Copy out all the lines exactly. Omit pictures.

[Begin RECORDED INFORMATION]

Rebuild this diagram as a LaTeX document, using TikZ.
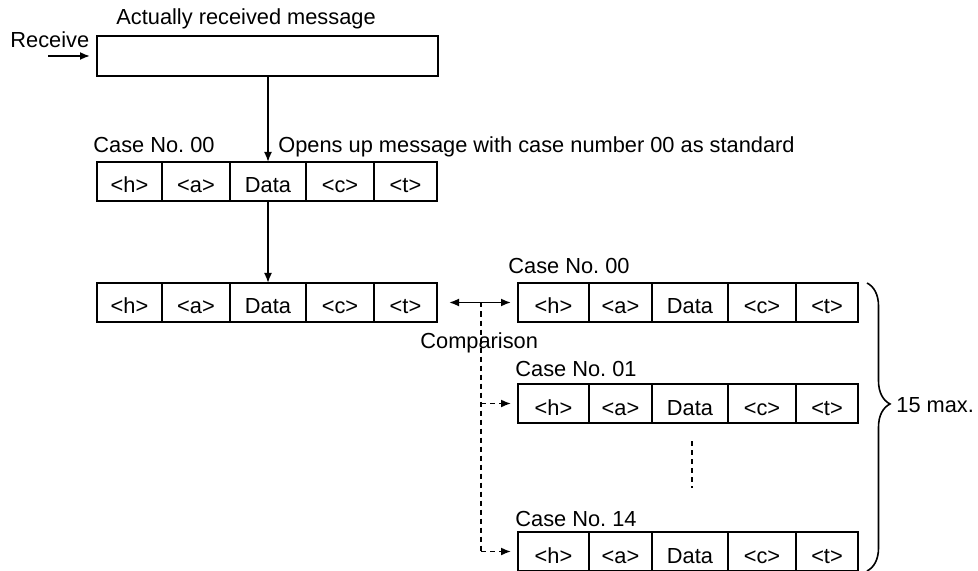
\documentclass[tikz,border=0pt]{standalone}
\usepackage{fontspec}
\setmainfont{Liberation Sans}
\usepackage{tikz}
\usetikzlibrary{arrows.meta,positioning,calc,decorations.pathreplacing}
\frenchspacing

% one message split into its five fields
\newcommand{\msgrow}[2]{%
  \node[cell,wh,anchor=north west] (#1h) at (#2) {<h>};
  \node[cell,wa,right=0pt of #1h] (#1a) {<a>};
  \node[cell,wd,right=0pt of #1a] (#1d) {Data};
  \node[cell,wc,right=0pt of #1d] (#1c) {<c>};
  \node[cell,wt,right=0pt of #1c] (#1t) {<t>};}

\begin{document}
\begin{tikzpicture}[x=0.5pt,y=-0.5pt,font=\fontsize{10.9}{13}\selectfont,
  cell/.style={rectangle,draw,line width=1pt,outer sep=0pt,inner sep=0pt,minimum height=19.5pt,
               text height=15.5pt,text depth=4pt},
  wh/.style={minimum width=32.5pt},wa/.style={minimum width=34pt},wd/.style={minimum width=38pt},
  wc/.style={minimum width=34pt},wt/.style={minimum width=31.5pt},
  lbl/.style={anchor=base west,inner sep=0pt},
  arr/.style={-{Latex[length=5pt,width=4pt]},line width=0.9pt},
  dbl/.style={{Latex[length=5pt,width=4pt]}-{Latex[length=5pt,width=4pt]},line width=0.9pt},
  dsh/.style={dash pattern=on 2.5pt off 2pt,line width=0.8pt}]
\useasboundingbox (0,0) rectangle (978,571);

% received frame
\node[rectangle,draw,line width=1pt,outer sep=0pt,minimum width=170.5pt,minimum height=20pt,
      anchor=north west] (recv) at (97,36) {};
\node[lbl] (lrecv) at (116,25) {Actually received message};
\node[lbl] (lin) at (10,48) {Receive};
\coordinate (rin) at (48,56);
\draw[arr,shorten >=3.5pt] (rin) -- (recv.west);

% opened with case 00, then copied for comparison
\msgrow{A}{97,162}
\msgrow{B}{97,283}
\node[lbl] (lA) at (93,153) {Case No. 00};
\node[lbl] (lopen) at (278,153) {Opens up message with case number 00 as standard};
\draw[arr] (recv.south -| Ad.north) -- (Ad.north);
\draw[arr] (Ad.south) -- (Bd.north);

% registered cases
\begin{scope}[wh/.style={minimum width=35.5pt},wa/.style={minimum width=31.5pt},
  wd/.style={minimum width=38pt},wc/.style={minimum width=34pt},wt/.style={minimum width=31pt}]
\msgrow{C}{518,283}
\msgrow{D}{518,384}
\msgrow{E}{518,532}
\end{scope}
\node[lbl] (lC) at (508,274) {Case No. 00};
\node[lbl] (lD) at (515,376) {Case No. 01};
\node[lbl] (lE) at (515,526) {Case No. 14};
\node[lbl] (lcmp) at (420,348) {Comparison};

\coordinate (cmp) at (481,302.5);
\draw[dbl,shorten <=6pt,shorten >=3.5pt] (Bt.east) -- (Ch.west);
\draw[dsh] (cmp) -- (cmp |- Eh.west);
\draw[arr,dsh,shorten >=3.5pt] (cmp |- Dh.west) -- (Dh.west);
\draw[arr,dsh,shorten >=3.5pt] (cmp |- Eh.west) -- (Eh.west);
\draw[dsh] (692,441) -- (692,488);

% at most 15 cases
\draw[line width=0.8pt,decorate,decoration={brace,amplitude=11.5pt,aspect=0.42}]
  ($(Ct.north east)+(9,0)$) -- ($(Et.south east)+(9,0)$);
\node[anchor=west,inner sep=0pt] (lmax) at (896,405) {15 max.};
\end{tikzpicture}
\end{document}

[End RECORDED INFORMATION]

OUTPUT FOR THIS TASK =>
Rebuild this diagram as a LaTeX document, using TikZ.
\documentclass[tikz,border=0pt]{standalone}
\usepackage{fontspec}
\setmainfont{Liberation Sans}
\usepackage{tikz}
\usetikzlibrary{arrows.meta,positioning,calc,decorations.pathreplacing}
\frenchspacing

% one message split into its five fields
\newcommand{\msgrow}[2]{%
  \node[cell,wh,anchor=north west] (#1h) at (#2) {<h>};
  \node[cell,wa,right=0pt of #1h] (#1a) {<a>};
  \node[cell,wd,right=0pt of #1a] (#1d) {Data};
  \node[cell,wc,right=0pt of #1d] (#1c) {<c>};
  \node[cell,wt,right=0pt of #1c] (#1t) {<t>};}

\begin{document}
\begin{tikzpicture}[x=0.5pt,y=-0.5pt,font=\fontsize{10.9}{13}\selectfont,
  cell/.style={rectangle,draw,line width=1pt,outer sep=0pt,inner sep=0pt,minimum height=19.5pt,
               text height=15.5pt,text depth=4pt},
  wh/.style={minimum width=32.5pt},wa/.style={minimum width=34pt},wd/.style={minimum width=38pt},
  wc/.style={minimum width=34pt},wt/.style={minimum width=31.5pt},
  lbl/.style={anchor=base west,inner sep=0pt},
  arr/.style={-{Latex[length=5pt,width=4pt]},line width=0.9pt},
  dbl/.style={{Latex[length=5pt,width=4pt]}-{Latex[length=5pt,width=4pt]},line width=0.9pt},
  dsh/.style={dash pattern=on 2.5pt off 2pt,line width=0.8pt}]
\useasboundingbox (0,0) rectangle (978,571);

% received frame
\node[rectangle,draw,line width=1pt,outer sep=0pt,minimum width=170.5pt,minimum height=20pt,
      anchor=north west] (recv) at (97,36) {};
\node[lbl] (lrecv) at (116,25) {Actually received message};
\node[lbl] (lin) at (10,48) {Receive};
\coordinate (rin) at (48,56);
\draw[arr,shorten >=3.5pt] (rin) -- (recv.west);

% opened with case 00, then copied for comparison
\msgrow{A}{97,162}
\msgrow{B}{97,283}
\node[lbl] (lA) at (93,153) {Case No. 00};
\node[lbl] (lopen) at (278,153) {Opens up message with case number 00 as standard};
\draw[arr] (recv.south -| Ad.north) -- (Ad.north);
\draw[arr] (Ad.south) -- (Bd.north);

% registered cases
\begin{scope}[wh/.style={minimum width=35.5pt},wa/.style={minimum width=31.5pt},
  wd/.style={minimum width=38pt},wc/.style={minimum width=34pt},wt/.style={minimum width=31pt}]
\msgrow{C}{518,283}
\msgrow{D}{518,384}
\msgrow{E}{518,532}
\end{scope}
\node[lbl] (lC) at (508,274) {Case No. 00};
\node[lbl] (lD) at (515,376) {Case No. 01};
\node[lbl] (lE) at (515,526) {Case No. 14};
\node[lbl] (lcmp) at (420,348) {Comparison};

\coordinate (cmp) at (481,302.5);
\draw[dbl,shorten <=6pt,shorten >=3.5pt] (Bt.east) -- (Ch.west);
\draw[dsh] (cmp) -- (cmp |- Eh.west);
\draw[arr,dsh,shorten >=3.5pt] (cmp |- Dh.west) -- (Dh.west);
\draw[arr,dsh,shorten >=3.5pt] (cmp |- Eh.west) -- (Eh.west);
\draw[dsh] (692,441) -- (692,488);

% at most 15 cases
\draw[line width=0.8pt,decorate,decoration={brace,amplitude=11.5pt,aspect=0.42}]
  ($(Ct.north east)+(9,0)$) -- ($(Et.south east)+(9,0)$);
\node[anchor=west,inner sep=0pt] (lmax) at (896,405) {15 max.};
\end{tikzpicture}
\end{document}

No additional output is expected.